Stop Believing These Investment Myths That Are Keeping You Broke
This has nothing to do with historic performance, fees or other technicalities. It's because...wait for it…boring!
Choosing to invest in an S&P 500 is a one decision “decision” that is supposed to last you for the rest of your life.
Most of us could not stand idly by without doing something for the rest of our lives. Markets go in cycles. They go up, they go down. Sometimes they go down mildly, and sometimes they go down horrendously. Unfortunately, the average investor can’t stomach the pain and a huge number of them will act to reduce it, namely by selling their shares.

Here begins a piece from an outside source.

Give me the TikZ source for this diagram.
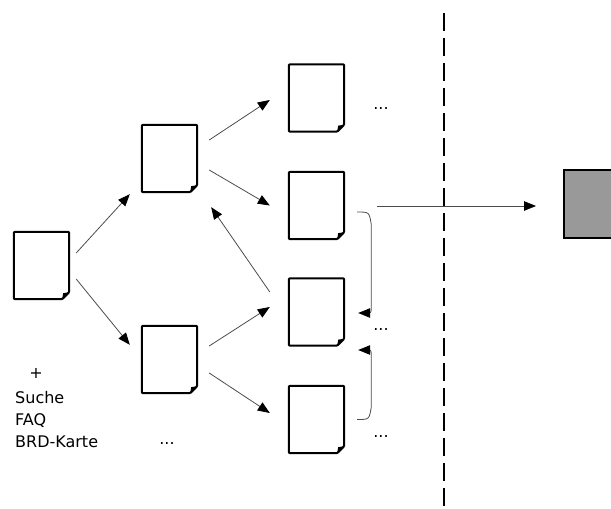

So here is my first myth that is keeping you broke.
Myth #1: S&P index funds guarantee investing success
“I should invest in the S&P 500 and it should be the only stock investment I should make!”
The reality? It could be your worst.
So you may ask how I know this. Well, I have proof. Numerous studies have shown that, while the S&P 500 had earned over 8% annually during the period of 1996-2015, the average investor earned only slightly over 2%. That is $320,000 of lost earnings on a $100,000 investment over 20 years.
What accounts for this disturbing differential? I think it’s the emotional impact of suffering through market volatility. It is a result of the compelling force to have to do something during periods of distress. Like I said at the beginning: we would all love to avoid market downturns.
So what can we do about it?
Create a diversified portfolio of investments that Yin while others Yang.